Third, and finally for now, we should have the courage of our convictions. The whole aim of the psychological operations by the Ogle unit, the Squeeze unit and the Grope unit is to demoralise and depress, to wound our minds with their lies. They do this partly by attempting to assume a morally superior stance. I notice, for instance, that Sadiq Khan, a psychotic sadist whose ambitions for London are about as appealing as those of the Luftwaffe, has taken to plastering posters all over the metropolis barking at Londoners to “Be Kind”. When people do not see the irony of trying to bully others into kindness, there is not much point in trying to engage them in ethical debate.

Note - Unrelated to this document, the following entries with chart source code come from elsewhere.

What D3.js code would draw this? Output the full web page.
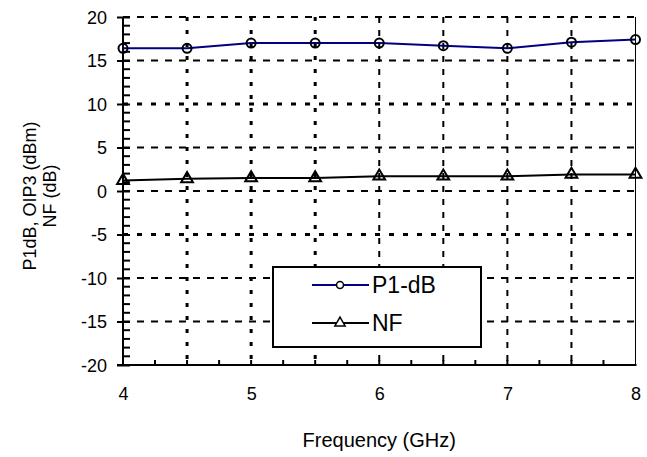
<!DOCTYPE html>
<html>
<head>
<meta charset="utf-8">
<script src="https://cdn.jsdelivr.net/npm/d3@7"></script>
<style>
  body { margin: 0; background: #fff; }
  text { font-family: "Liberation Sans", Arial, sans-serif; fill: #000; }
</style>
</head>
<body>
<div id="chart"></div>
<script>
// datos
const frecuencias = [4, 4.5, 5, 5.5, 6, 6.5, 7, 7.5, 8];
const p1db = [16.4, 16.4, 17.0, 17.0, 17.0, 16.7, 16.4, 17.1, 17.4];
const nf = [1.2, 1.4, 1.5, 1.5, 1.7, 1.7, 1.7, 1.9, 1.9];
const ticksX = [4, 5, 6, 7, 8];
const ticksY = [-20, -15, -10, -5, 0, 5, 10, 15, 20];
const series = ["P1-dB", "NF"];

const W = 647, H = 457;
const izq = 123, der = 635.5, arriba = 17, abajo = 365;

const svg = d3.select("#chart").append("svg")
    .attr("width", W).attr("height", H);

const x = d3.scaleLinear().domain([4, 8]).range([izq, der]);
const y = d3.scaleLinear().domain([-20, 20]).range([abajo, arriba]);

// Rejilla vertical
const gridX = d3.range(4.5, 8, 0.5);
svg.append("g").selectAll("line")
    .data(gridX)
    .enter().append("line")
    .attr("x1", d => x(d)).attr("x2", d => x(d))
    .attr("y1", arriba).attr("y2", abajo)
    .attr("stroke", "#000")
    .attr("stroke-width", d => d <= 5.5 ? 3 : 2)
    .attr("stroke-dasharray", d => d <= 5.5 ? "4,9" : "6,7");

// Rejilla horizontal
svg.append("g").selectAll("line")
    .data(ticksY.filter(d => d > -20))
    .enter().append("line")
    .attr("x1", izq).attr("x2", der)
    .attr("y1", d => y(d)).attr("y2", d => y(d))
    .attr("stroke", "#000")
    .attr("stroke-width", d => (d === 10 || d === -5) ? 3 : 2)
    .attr("stroke-dasharray", d => (d === 10 || d === -5) ? "5,9" : "7,7");

// borde derecho
svg.append("line")
    .attr("x1", der).attr("x2", der)
    .attr("y1", arriba).attr("y2", abajo)
    .attr("stroke", "#000").attr("stroke-width", 1);

// Eje Y (guion normal en los negativos, como el original)
const ejeY = svg.append("g")
    .attr("transform", `translate(${izq},0)`)
    .call(d3.axisLeft(y).tickValues(ticksY).tickSize(6).tickPadding(10).tickFormat(d => String(d)));
ejeY.select(".domain").remove();
ejeY.selectAll("line").attr("stroke-width", 2).attr("x2", -6).attr("x1", 7);
ejeY.selectAll("text").style("font-size", "18px").attr("dy", "0.35em");

svg.append("g")
    .selectAll("line")
    .data(d3.range(-19, 20, 1).filter(d => d % 5 !== 0))
    .enter().append("line")
    .attr("x1", izq).attr("x2", izq + 7)
    .attr("y1", d => y(d)).attr("y2", d => y(d))
    .attr("stroke", "#000").attr("stroke-width", 2);

svg.append("line")
    .attr("x1", izq).attr("x2", izq)
    .attr("y1", arriba).attr("y2", abajo + 1)
    .attr("stroke", "#000").attr("stroke-width", 2);

// Eje X
const ejeX = svg.append("g")
    .attr("transform", `translate(0,${abajo})`)
    .call(d3.axisBottom(x).tickValues(ticksX).tickSize(0).tickPadding(22).tickFormat(d => String(d)));
ejeX.select(".domain").remove();
ejeX.selectAll("text").style("font-size", "18px");

svg.append("g")
    .selectAll("line")
    .data(d3.range(4.25, 8, 0.25))
    .enter().append("line")
    .attr("x1", d => x(d)).attr("x2", d => x(d))
    .attr("y1", abajo).attr("y2", abajo - 5)
    .attr("stroke", "#000").attr("stroke-width", 2);

svg.append("line")
    .attr("x1", izq - 6).attr("x2", der + 1)
    .attr("y1", abajo).attr("y2", abajo)
    .attr("stroke", "#000").attr("stroke-width", 2);

// Lineas
const linea = d3.line()
    .x(d => x(d[0]))
    .y(d => y(d[1]));

const datosP1 = frecuencias.map((f, i) => [f, p1db[i]]);
const datosNF = frecuencias.map((f, i) => [f, nf[i]]);

svg.append("path").datum(datosP1)
    .attr("d", linea).attr("fill", "none")
    .attr("stroke", "#000080").attr("stroke-width", 2);
svg.append("path").datum(datosNF)
    .attr("d", linea).attr("fill", "none")
    .attr("stroke", "#000").attr("stroke-width", 2);

svg.append("g").selectAll("circle")
    .data(datosP1)
    .enter().append("circle")
    .attr("cx", d => x(d[0])).attr("cy", d => y(d[1]))
    .attr("r", 4.5)
    .attr("fill", "none").attr("stroke", "#000").attr("stroke-width", 2);

const tri = d3.symbol().type(d3.symbolTriangle).size(60);
svg.append("g").selectAll("path")
    .data(datosNF)
    .enter().append("path")
    .attr("d", tri)
    .attr("transform", d => `translate(${x(d[0])},${y(d[1])})`)
    .attr("fill", "none").attr("stroke", "#000").attr("stroke-width", 2);

// Leyenda
const leyenda = svg.append("g");
leyenda.append("rect")
    .attr("x", 273).attr("y", 267)
    .attr("width", 208).attr("height", 80)
    .attr("fill", "#fff").attr("stroke", "#000").attr("stroke-width", 2);

const filas = [
    { nombre: series[0], color: "#000080", y: 285 },
    { nombre: series[1], color: "#000", y: 323 }
];
filas.forEach((f, i) => {
    leyenda.append("line")
        .attr("x1", 312).attr("x2", 369)
        .attr("y1", f.y).attr("y2", f.y)
        .attr("stroke", f.color).attr("stroke-width", 2);
    if (i === 0) {
        leyenda.append("circle")
            .attr("cx", 340).attr("cy", f.y).attr("r", 3.5)
            .attr("fill", "#fff").attr("stroke", "#000").attr("stroke-width", 1.5);
    } else {
        leyenda.append("path")
            .attr("d", d3.symbol().type(d3.symbolTriangle).size(45))
            .attr("transform", `translate(340,${f.y})`)
            .attr("fill", "#fff").attr("stroke", "#000").attr("stroke-width", 1.5);
    }
    leyenda.append("text")
        .attr("x", 372).attr("y", f.y)
        .attr("dy", "0.36em")
        .style("font-size", "23px")
        .text(f.nombre);
});

// Titulo eje X
svg.append("text")
    .attr("x", (izq + der) / 2)
    .attr("y", 447)
    .attr("text-anchor", "middle")
    .style("font-size", "20px")
    .text("Frequency (GHz)");

// Titulo eje Y (dos lineas)
const tituloY = svg.append("text")
    .attr("transform", "translate(36,196) rotate(-90)")
    .attr("text-anchor", "middle")
    .style("font-size", "18px");
tituloY.append("tspan").attr("x", 0).attr("y", 0).text("P1dB, OIP3 (dBm)");
tituloY.append("tspan").attr("x", 0).attr("y", 20).text("NF (dB)");
</script>
</body>
</html>
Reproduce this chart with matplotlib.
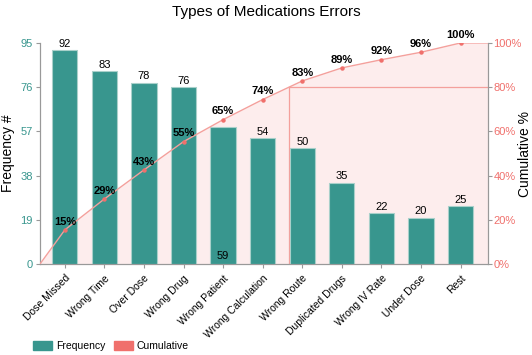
import numpy as np
import matplotlib
matplotlib.use("Agg")
import matplotlib.pyplot as plt
from matplotlib.patches import Patch
from matplotlib.ticker import FuncFormatter

plt.rcParams["font.family"] = ["Liberation Sans", "DejaVu Sans"]

categories = ["Dose Missed", "Wrong Time", "Over Dose", "Wrong Drug", "Wrong Patient",
              "Wrong Calculation", "Wrong Route", "Duplicated Drugs", "Wrong IV Rate",
              "Under Dose", "Rest"]
frequency = [92, 83, 78, 76, 59, 54, 50, 35, 22, 20, 25]
freq_ticks = [0, 19, 38, 57, 76, 95]
pct_ticks = [0, 20, 40, 60, 80, 100]

teal = "#38968e"
salmon = "#f0706c"
line_col = "#f4a09c"
fill_col = "#fdeded"
spine_col = "#999999"

freq = np.array(frequency, dtype=float)
cum = np.cumsum(freq) / freq.sum() * 100
x = np.arange(len(categories))
x_lo, x_hi = -0.63, 10.69

fig = plt.figure(figsize=(5.32, 3.55), dpi=100)
ax = fig.add_axes([0.075, 0.256, 0.842, 0.623])
ax2 = ax.twinx()

# cumulative area (behind bars) on the right axis
cx = np.concatenate([[x_lo], x, [x_hi]])
cy = np.concatenate([[0], cum, [100]])
ax.set_zorder(ax2.get_zorder() + 1)
ax.patch.set_visible(False)
ax2.fill_between(cx, 0, cy, color=fill_col, zorder=1, lw=0)

# 80% reference lines
x80 = np.interp(80, cy, cx)
ax2.plot([x80, x_hi], [80, 80], color=line_col, lw=0.9, zorder=2)
ax2.plot([x80, x80], [0, 80], color=line_col, lw=0.9, zorder=2)

# bars
ax.bar(x, freq, width=0.64, color=teal, edgecolor="#a9d0ca", linewidth=0.8, zorder=2)
for i, v in enumerate(frequency):
    if v == 59:
        ax.text(i, 1.5, str(v), ha="center", va="bottom", fontsize=8, zorder=5)
    else:
        ax.text(i, v + 0.5, str(v), ha="center", va="bottom", fontsize=8, zorder=5)

# cumulative line drawn on top of bars, mapped to freq axis coordinates
scale = 95 / 100
ax.plot(cx, cy * scale, color=line_col, lw=1.0, zorder=4)
ax.plot(x, cum * scale, "o", color=salmon, ms=2.2, zorder=4)
for i, c in enumerate(cum):
    ax.text(i, c * scale + 1.4, f"{round(c):d}%", ha="center", va="bottom",
            fontsize=8, fontweight="bold", zorder=5)

ax.set_xlim(x_lo, x_hi)
ax.set_ylim(0, 95)
ax2.set_ylim(0, 100)
ax.set_yticks(freq_ticks)
ax2.set_yticks(pct_ticks)
ax2.yaxis.set_major_formatter(FuncFormatter(lambda v, p: f"{v:.0f}%"))
ax.set_xticks(x)
ax.set_xticklabels(categories, rotation=45, ha="right", rotation_mode="anchor", fontsize=7.5)

ax.tick_params(axis="y", colors=spine_col, labelcolor=teal, labelsize=8, length=3, pad=2)
ax2.tick_params(axis="y", colors=spine_col, labelcolor=salmon, labelsize=8, length=3, pad=1)
ax.tick_params(axis="x", colors=spine_col, labelcolor="black", length=3)

for a in (ax, ax2):
    a.spines["top"].set_visible(False)
    for s in ("left", "right", "bottom"):
        a.spines[s].set_color(spine_col)

ax.set_ylabel("Frequency #", fontsize=10, labelpad=4)
fig.text(0.986, 0.567, "Cumulative %", rotation=90, ha="center", va="center", fontsize=10)
fig.suptitle("Types of Medications Errors", fontsize=11, y=0.985)

handles = [Patch(color=teal, label="Frequency"), Patch(color=salmon, label="Cumulative")]
fig.legend(handles=handles, loc="lower left", bbox_to_anchor=(0.045, -0.015), ncol=2,
           frameon=False, fontsize=7.5, handlelength=1.8, handleheight=0.9, columnspacing=0.8,
           handletextpad=0.4)

fig.savefig("out.png", dpi=100)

While compassion is wasted on the zealots, however, and one should routinely assume the worst of the government and their paid shills, the same does not apply to those whom they have frightened. It is a sad fact that it is often difficult to be sympathetic towards victims of bullying. Many delinquents have been abused as children, and battered wives often make the most maddeningly irrational decisions. Abuse is not good for anyone, and there is no point in expecting its victims to be paragons of virtue and wisdom. Many people are still terrified out of their minds by the sinister stream of government and media propaganda which has been directed at them incessantly with precisely this aim in mind. Our contempt and hatred should be implacable on this point, but it should be directed entirely against the culprits, not their victims. No words, and few punishments, could be too harsh for Johnson, Hancock, Whitty, Vallance, Kuenssberg, Morgan, and all the other vile abusers who have battered at the sanity of the nation. Their victims, however, have already been damaged, humiliated, and made miserable. Those of us who have escaped, though far from unscathed, with some dignity and sanity, can only sympathise with their plight, and, in time, assist them in taking revenge upon their tormentors.